Fruition, 1313 E. Sixth Ave., Denver, 303-831-1962

Kazia Jankowski
Associate Culinary Director

April 5, 2010

Cultural Curiosity: Does Boulder have real Mexican food? Finally, yes.

Given its prime Southwest location, Boulder is surprisingly devoid of authentic Mexican restaurants. Sure, there's the Rio, Zolo, and Centro. But each of those has a twinge of Americana that makes it too college-y or too upscale-international for true, south-of-the-border cuisine. This is a real shame, because it means that neither we, nor our visiting clients, get to experience the real Mexican flavors that are penetrating contemporary U.S. cocktails and cuisine.

Bars nationwide have taken on tequila and mezcal as their star spirits. Mayahuel in New York City serves only those liquors. Similarly, modern Mexican chef Richard Sandoval (of Denver's Tamayo and Zengo) just opened the East Village bar La Biblioteca de Tequila, which staffs a tequila librarian. Mexican street food has also risen in popularity. Lines outside Santa Barbara's Super Rica Taqueria frequently extend down the block, and the chef of Minneapolis' Barrio Tequila Bar--a hot-spot for tacos, empanadas, and sopes--received a James Beard's Best Chef Midwest award in 2009.

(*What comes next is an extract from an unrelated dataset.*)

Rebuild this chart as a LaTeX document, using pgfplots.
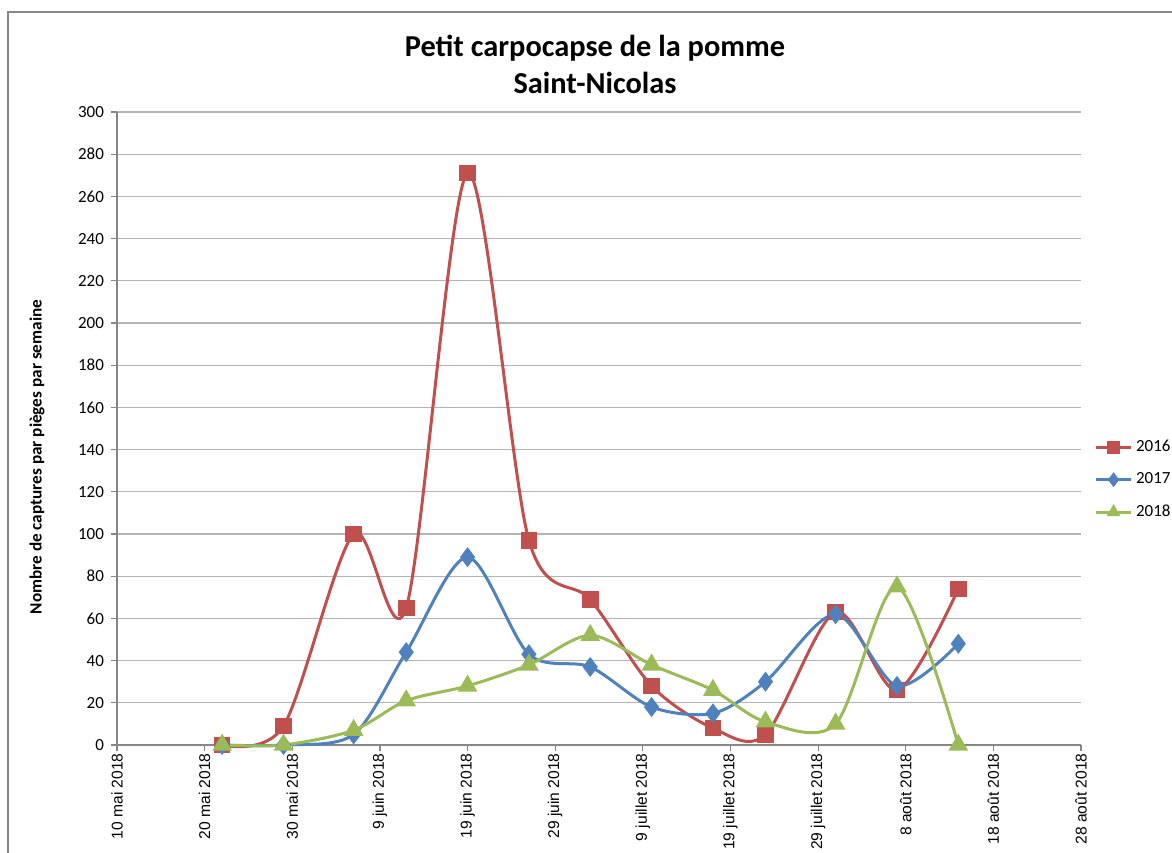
\documentclass[border=0pt]{standalone}
\usepackage{pgfplots}
\pgfplotsset{compat=1.18}
\usepackage{fontspec}
\setmainfont{Carlito}
\newfontfamily\arialfont{Liberation Sans}
\definecolor{xlred}{RGB}{192,80,77}
\definecolor{xlblue}{RGB}{79,129,189}
\definecolor{xlgreen}{RGB}{155,187,89}
\definecolor{axgray}{RGB}{134,134,134}
\definecolor{gridgray}{RGB}{180,180,180}
\begin{document}
\begin{tikzpicture}
\useasboundingbox (0,0) rectangle (586pt,426pt);
\draw[axgray, line width=0.8pt] (4pt,-2pt) -- (4pt,420pt) -- (590pt,420pt);
\node[font=\bfseries\fontsize{15.2}{18.5}\selectfont, align=center] at (297.5pt,394pt) {Petit carpocapse de la pomme\\Saint-Nicolas};
\begin{axis}[
  at={(58.5pt,53.5pt)}, anchor=south west,
  scale only axis, width=482pt, height=316.5pt,
  xmin=0, xmax=110, ymin=0, ymax=300,
  axis x line*=bottom, axis y line*=left,
  axis line style={axgray, line width=0.6pt, -},
  xtick={0,10,...,110},
  xticklabels={10 mai 2018, 20 mai 2018, 30 mai 2018, 9 juin 2018, 19 juin 2018, 29 juin 2018, 9 juillet 2018, 19 juillet 2018, 29 juillet 2018, 8 août 2018, 18 août 2018, 28 août 2018},
  x tick label style={font=\arialfont\fontsize{7.8}{9}\selectfont, rotate=90, anchor=east, inner sep=1pt},
  ytick={0,20,...,300},
  y tick label style={font=\fontsize{8.5}{10}\selectfont, /pgf/number format/assume math mode=true},
  tick align=outside, tick pos=left,
  major tick length=3pt,
  tick style={axgray, line width=0.6pt},
  ymajorgrids, grid style={gridgray, line width=0.6pt},
  ylabel={Nombre de captures par pièges par semaine},
  every axis y label/.style={at={(axis description cs:-0.083,0.455)}, rotate=90, anchor=center, font=\bfseries\fontsize{8.6}{10}\selectfont},
  clip=false,
  legend style={at={(1.012,0.419)}, anchor=west, draw=none, fill=none, font=\fontsize{8.5}{10}\selectfont, row sep=5pt, inner sep=1pt},
  legend cell align=left,
  legend image code/.code={\draw[mark repeat=2,mark phase=2,mark size=2.5pt] plot coordinates {(0cm,0cm)(0.3cm,0cm)(0.6cm,0cm)};},
]
\addplot[xlred, line width=1.5pt, smooth, tension=0.5, mark=square*, mark size=3.4pt, mark options={solid, fill=xlred}] coordinates {
(12,0) (19,9) (27,100) (33,65) (40,271) (47,97) (54,69) (61,28) (68,8) (74,5) (82,63) (89,26) (96,74)};
\addlegendentry{2016}
\addplot[xlblue, line width=1.5pt, smooth, tension=0.5, mark=diamond*, mark size=3.8pt, mark options={solid, fill=xlblue}] coordinates {
(12,0) (19,0) (27,5) (33,44) (40,89) (47,43) (54,37) (61,18) (68,15) (74,30) (82,62) (89,28) (96,48)};
\addlegendentry{2017}
\addplot[xlgreen, line width=1.5pt, smooth, tension=0.5, mark=triangle*, mark size=4.2pt, mark options={solid, fill=xlgreen}] coordinates {
(12,0) (19,0) (27,7) (33,21) (40,28) (47,38) (54,52) (61,38) (68,26) (74,11) (82,10) (89,75) (96,0)};
\addlegendentry{2018}
\end{axis}
\end{tikzpicture}
\end{document}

As our nation has expanded its relationship with Mexican food, Boulder--with one expectation--has sat back and watched. The exception, though, is a notable one. Our town's newly opened
Agave Mexican Bistro and Tequila House brings to life many of the traditional dishes and flavors that are inspiring chefs across the country. The spot, on 28th street, serves up red chile-stewed cactus, tequila-glazed catfish, shrimp tacos, and much more. Cathryn gives the menu, down to the coin-style margaritas, her two thumbs up--and we recommend that if you, or your clients, need a dose of true Mexican food, not to mention a fun lesson in food trends, this is the place to go.